It’s been one of those miserable, wet weekends.
When I woke this morning there was heavy drizzle, grey bleakness and the wind buffeted, almost leafless trees, were struggling to stay upright.
“Looks a bit too wet and windy to go running” I ventured. My legs retained the memory of yesterday’s muddy hills and I was already persuading myself I was coming down with a heavy cold.
“It’s not too bad, just a bit of drizzle” responded my other half who had just returned from walking the dog round the garden. No mention of the wind but then he was sheltered by the hedge rows. My second attempt for sympathy and confirmation that going for a run would be a bad idea,”I think I’ve got a cold”, was even more of a failure with the retort “You always say that”.
My running mates might not realise the weather was terrible and still want to run. If they did, then I knew I would go: image to maintain! So I sent the usual Sunday morning texts: “You running today?” Two were injured and one was away for the weekend. “Yes!” A long lie in stretched ahead.
I lay in bed reading “Cruel Britannia a secret history of torture” by Ian Cobain, hoping by each turn of the page that the good guys, with a sense of what I thought were British values, would ride in to rescue the reputation of the country – but of course at only half way through the book, not likely.
At the back of my mind I knew I would get up and go for a run. The weather wasn’t so bad and my other half mentioned a few times it was “brightening up”. I was already starting to feel guilty. I needed a better excuse or it would only get worse.
“You not going for a run today” from my daughter who I usually drop off at work on my way to meeting my running mates. Clearly she hadn’t noticed the weather either.
I kept reading … “whereas pain inflicted on a person from the outside may actually focus or intensify his will to resist, his resistance is likely to be sapped by pain which he seems to inflict upon himself”.

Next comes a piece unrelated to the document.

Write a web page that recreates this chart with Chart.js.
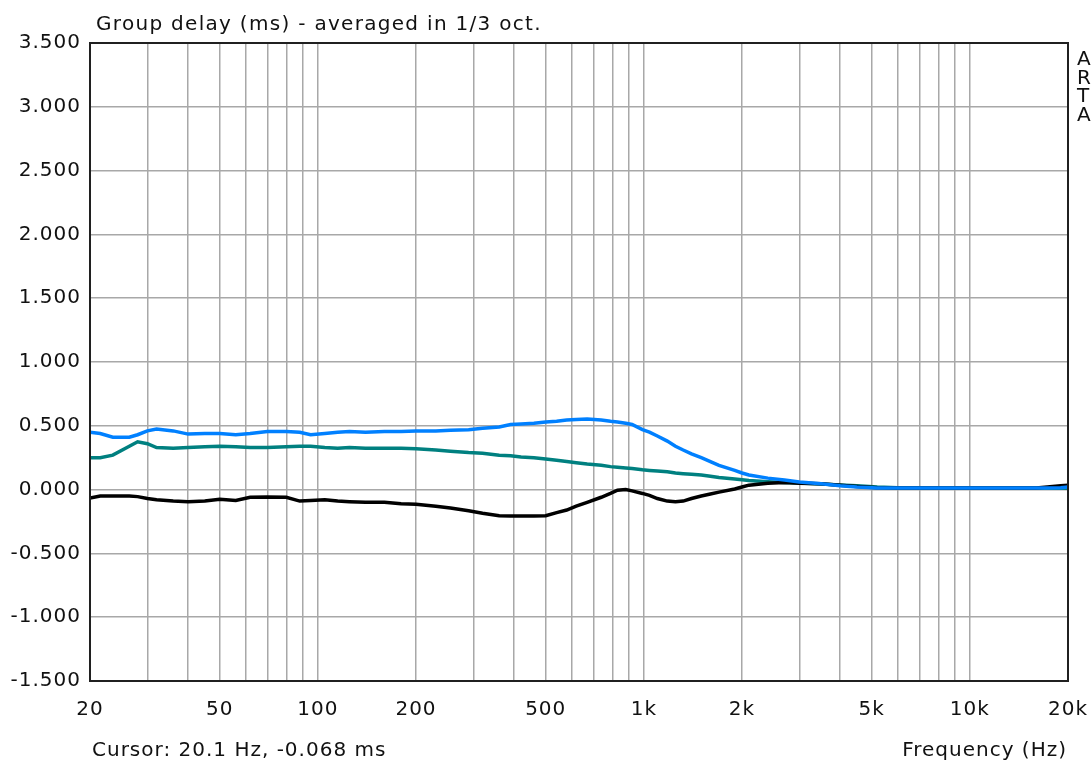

Contrary to the views of many of my colleagues running isn’t torture (they should read Cobain’s book if they think it is), but it can be painful and it is self inflicted pain. The statement seemed to make sense and fit with why so few runners with the potential actually make it to the top. Even the lure of Olympic gold can’t entice them to inflict the pain of training hard enough on themselves. These days it is only stubbornness that that stops me giving up at the mere hint of pain and I always ease off … recently, even in races!
I managed to lie in bed reading for another forty minutes before I gave in. I was faced with two causes of pain: the discomfort of running in the bad weather or the guilt of not. It was easier to face the the weather for an hour than suffer under the guilt of a fabricated excuse. Both self inflicted!
I pulled on my new Skins compression tights, a long sleeve top, tied my laces and went out to face the weather. The rain had stopped and the sun was peeping through. The problems now were the bright, low sunlight reflecting sharply from the slightly flooded roads and the blustery wind. I set off down hill. The road at the bottom was likely to be flooded. I accepted the inevitable wet feet, but there was an almost dry way through. As I reached the top of the first hill I was blown sideways by a sudden gust and an elderly lady walking on the other side called over “It’s dry, at least it’s dry”. She was right. Look on the bright side.
The next two miles were down hill and then flat along the canal. As a compromise I had agreed to meet my other half at the end of the canal stretch after 6 miles rather than finish with another two miles of up hill.
I reached the meeting point. He wasn’t there. I was nearly five minutes faster than expected and I felt great. It must have been the new Skins that did it.